Experts suggest a properly prepared fruitcake could last up to 25 years, if stored in an airtight container. But for some families, the cakes have become a kind of heirloom. The Ford family of Tecumseh, Michigan, treasures a fruitcake baked by ancestor Fidelia Bates baked in 1878. She passed away before she could serve it and they’ve kept it ever since. In 2003 Jay Leno tried a tiny piece of the then 125-year-old cake and declared "it needed more time." A fruitcake discovered just this year in Antarctica once belong to British explorer Robert Scott. Still in its original tin, the 106-year-old cake was pronounced "almost edible."

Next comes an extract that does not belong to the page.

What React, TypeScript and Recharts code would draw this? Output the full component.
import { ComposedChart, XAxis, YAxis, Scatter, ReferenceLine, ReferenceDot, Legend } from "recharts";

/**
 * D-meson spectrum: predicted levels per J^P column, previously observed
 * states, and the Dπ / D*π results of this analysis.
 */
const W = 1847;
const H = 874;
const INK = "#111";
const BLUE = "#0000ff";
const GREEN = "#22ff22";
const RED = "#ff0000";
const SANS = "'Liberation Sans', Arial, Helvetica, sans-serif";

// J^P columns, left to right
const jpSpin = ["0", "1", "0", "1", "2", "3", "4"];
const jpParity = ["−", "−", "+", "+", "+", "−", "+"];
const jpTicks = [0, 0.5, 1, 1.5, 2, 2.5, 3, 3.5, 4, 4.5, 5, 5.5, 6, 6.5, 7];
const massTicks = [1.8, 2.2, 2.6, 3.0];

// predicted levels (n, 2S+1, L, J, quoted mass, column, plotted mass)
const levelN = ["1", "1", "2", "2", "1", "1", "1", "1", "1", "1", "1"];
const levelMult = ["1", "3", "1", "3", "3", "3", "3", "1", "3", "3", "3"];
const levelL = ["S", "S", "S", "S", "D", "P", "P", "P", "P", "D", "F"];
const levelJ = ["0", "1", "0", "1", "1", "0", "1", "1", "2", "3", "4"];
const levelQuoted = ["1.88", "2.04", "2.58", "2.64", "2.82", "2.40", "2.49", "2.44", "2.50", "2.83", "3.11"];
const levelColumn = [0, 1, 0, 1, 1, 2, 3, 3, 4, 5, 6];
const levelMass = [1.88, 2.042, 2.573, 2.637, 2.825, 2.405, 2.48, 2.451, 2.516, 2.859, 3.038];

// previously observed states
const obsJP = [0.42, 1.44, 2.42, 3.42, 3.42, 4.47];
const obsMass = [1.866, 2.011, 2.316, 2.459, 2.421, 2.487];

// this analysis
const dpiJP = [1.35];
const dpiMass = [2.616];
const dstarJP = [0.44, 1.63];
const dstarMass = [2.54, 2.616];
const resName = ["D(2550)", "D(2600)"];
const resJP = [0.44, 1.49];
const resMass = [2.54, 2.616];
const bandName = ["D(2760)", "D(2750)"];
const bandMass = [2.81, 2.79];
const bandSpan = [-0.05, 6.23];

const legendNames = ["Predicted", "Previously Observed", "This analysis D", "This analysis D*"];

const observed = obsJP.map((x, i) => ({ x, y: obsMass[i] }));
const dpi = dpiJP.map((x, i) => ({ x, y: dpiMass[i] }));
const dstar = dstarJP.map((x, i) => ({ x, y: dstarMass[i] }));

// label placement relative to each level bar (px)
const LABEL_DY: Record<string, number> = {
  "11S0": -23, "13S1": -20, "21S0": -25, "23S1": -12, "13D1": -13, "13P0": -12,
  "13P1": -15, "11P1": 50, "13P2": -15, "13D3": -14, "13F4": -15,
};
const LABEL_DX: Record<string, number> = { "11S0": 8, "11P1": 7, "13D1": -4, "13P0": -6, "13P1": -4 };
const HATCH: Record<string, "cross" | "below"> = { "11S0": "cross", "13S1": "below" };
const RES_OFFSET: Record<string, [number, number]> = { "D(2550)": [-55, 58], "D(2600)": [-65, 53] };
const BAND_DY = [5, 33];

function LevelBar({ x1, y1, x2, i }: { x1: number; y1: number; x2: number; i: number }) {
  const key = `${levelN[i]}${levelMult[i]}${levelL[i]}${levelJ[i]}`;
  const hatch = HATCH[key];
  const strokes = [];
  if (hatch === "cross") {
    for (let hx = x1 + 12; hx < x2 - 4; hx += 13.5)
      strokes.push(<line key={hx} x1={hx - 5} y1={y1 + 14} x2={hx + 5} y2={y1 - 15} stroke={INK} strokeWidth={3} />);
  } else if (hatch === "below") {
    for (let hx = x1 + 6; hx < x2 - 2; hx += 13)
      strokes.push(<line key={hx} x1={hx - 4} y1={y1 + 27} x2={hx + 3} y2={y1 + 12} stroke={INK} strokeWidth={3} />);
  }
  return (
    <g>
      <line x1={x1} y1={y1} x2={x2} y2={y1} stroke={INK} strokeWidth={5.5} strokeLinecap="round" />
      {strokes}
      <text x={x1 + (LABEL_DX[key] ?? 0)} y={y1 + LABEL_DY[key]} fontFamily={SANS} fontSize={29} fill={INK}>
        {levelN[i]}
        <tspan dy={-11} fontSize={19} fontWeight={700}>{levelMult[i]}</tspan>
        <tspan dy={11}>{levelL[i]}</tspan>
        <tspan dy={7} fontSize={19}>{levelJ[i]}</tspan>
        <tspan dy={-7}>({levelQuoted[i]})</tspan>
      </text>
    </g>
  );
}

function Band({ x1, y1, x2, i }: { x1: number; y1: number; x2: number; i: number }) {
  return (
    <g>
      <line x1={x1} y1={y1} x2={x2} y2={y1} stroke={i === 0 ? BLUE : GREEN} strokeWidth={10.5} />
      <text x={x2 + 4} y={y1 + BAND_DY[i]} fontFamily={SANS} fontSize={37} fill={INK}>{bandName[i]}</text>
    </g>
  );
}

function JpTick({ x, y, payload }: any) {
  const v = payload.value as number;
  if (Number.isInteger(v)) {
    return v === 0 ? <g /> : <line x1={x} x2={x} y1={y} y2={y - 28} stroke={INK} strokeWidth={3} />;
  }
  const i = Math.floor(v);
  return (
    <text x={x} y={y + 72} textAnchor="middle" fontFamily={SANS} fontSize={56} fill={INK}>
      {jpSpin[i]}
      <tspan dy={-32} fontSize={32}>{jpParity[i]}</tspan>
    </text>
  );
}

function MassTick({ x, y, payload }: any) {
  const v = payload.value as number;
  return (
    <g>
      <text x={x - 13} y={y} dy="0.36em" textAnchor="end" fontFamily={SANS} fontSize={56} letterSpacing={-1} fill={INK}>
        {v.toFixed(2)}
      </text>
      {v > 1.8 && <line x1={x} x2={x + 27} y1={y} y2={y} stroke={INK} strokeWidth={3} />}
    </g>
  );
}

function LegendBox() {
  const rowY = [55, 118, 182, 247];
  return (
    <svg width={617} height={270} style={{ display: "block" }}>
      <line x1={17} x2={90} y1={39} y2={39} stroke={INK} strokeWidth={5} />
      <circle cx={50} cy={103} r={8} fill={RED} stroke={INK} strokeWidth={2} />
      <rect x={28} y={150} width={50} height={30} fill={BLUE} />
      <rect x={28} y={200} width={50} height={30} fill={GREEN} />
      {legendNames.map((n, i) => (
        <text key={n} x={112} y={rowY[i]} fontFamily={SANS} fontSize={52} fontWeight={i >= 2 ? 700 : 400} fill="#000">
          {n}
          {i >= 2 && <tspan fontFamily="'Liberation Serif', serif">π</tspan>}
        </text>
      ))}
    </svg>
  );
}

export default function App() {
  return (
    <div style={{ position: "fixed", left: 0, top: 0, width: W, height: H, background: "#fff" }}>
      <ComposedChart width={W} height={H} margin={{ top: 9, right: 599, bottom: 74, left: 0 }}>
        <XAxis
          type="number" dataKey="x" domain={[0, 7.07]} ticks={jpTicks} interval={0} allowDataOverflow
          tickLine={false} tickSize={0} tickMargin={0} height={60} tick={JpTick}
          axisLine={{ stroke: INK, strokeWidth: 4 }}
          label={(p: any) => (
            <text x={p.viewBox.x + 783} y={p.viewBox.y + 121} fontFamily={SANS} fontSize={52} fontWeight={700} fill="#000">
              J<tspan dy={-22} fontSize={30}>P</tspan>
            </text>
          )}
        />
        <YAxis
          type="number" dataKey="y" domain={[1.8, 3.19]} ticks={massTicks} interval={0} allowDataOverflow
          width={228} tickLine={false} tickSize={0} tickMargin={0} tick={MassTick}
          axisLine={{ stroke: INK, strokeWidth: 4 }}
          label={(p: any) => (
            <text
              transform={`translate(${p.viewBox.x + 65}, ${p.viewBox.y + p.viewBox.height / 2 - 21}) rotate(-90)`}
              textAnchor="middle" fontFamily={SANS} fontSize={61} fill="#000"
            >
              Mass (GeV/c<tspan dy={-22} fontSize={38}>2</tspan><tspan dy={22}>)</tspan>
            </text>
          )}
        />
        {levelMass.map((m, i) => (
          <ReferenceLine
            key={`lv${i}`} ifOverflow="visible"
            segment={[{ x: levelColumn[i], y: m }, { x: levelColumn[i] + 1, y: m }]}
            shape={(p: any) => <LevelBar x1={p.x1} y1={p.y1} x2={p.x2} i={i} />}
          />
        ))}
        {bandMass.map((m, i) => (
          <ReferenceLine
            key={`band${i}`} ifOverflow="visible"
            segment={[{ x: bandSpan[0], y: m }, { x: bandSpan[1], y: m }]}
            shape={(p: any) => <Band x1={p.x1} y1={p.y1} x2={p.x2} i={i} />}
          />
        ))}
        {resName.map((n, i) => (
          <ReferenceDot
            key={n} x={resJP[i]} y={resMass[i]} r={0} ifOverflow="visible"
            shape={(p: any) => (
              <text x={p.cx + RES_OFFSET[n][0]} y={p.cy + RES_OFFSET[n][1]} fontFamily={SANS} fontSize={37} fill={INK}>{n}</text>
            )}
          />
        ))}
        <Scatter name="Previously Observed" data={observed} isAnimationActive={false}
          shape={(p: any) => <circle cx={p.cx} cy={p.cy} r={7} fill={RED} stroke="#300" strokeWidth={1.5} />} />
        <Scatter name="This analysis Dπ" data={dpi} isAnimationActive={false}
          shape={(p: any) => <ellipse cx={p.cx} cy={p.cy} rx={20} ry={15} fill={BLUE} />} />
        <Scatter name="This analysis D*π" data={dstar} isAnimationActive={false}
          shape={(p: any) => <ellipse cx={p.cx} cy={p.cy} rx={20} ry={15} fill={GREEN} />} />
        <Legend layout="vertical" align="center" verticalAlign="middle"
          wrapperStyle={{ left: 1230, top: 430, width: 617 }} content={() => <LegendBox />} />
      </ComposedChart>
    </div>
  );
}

With such long-lasting cakes, it’s no wonder former "Tonight Show" host Johnny Carson once quipped that there was only one fruitcake in the world that was continually passed from family to family. For those who aren’t content to merely pass along an unwanted cake, they can throw, catapult and slingshot them at the Annual Fruitcake Toss in Manitou Springs, Colorado. Prizes awarded for accuracy, distance and crowd-pleasing presentation. But for lovers of the dessert, there’s a contest for cakes "too good to toss" and the winner is crowned Fruitcake Queen (or King).

I feel that the long-derided fruitcake deserves renewed attention. If you’ve never had a good fruitcake, considered ordering one from a reputable local bakery or, even better, try making one of your own. Just think, you can make several now and gift them for the next 10 years.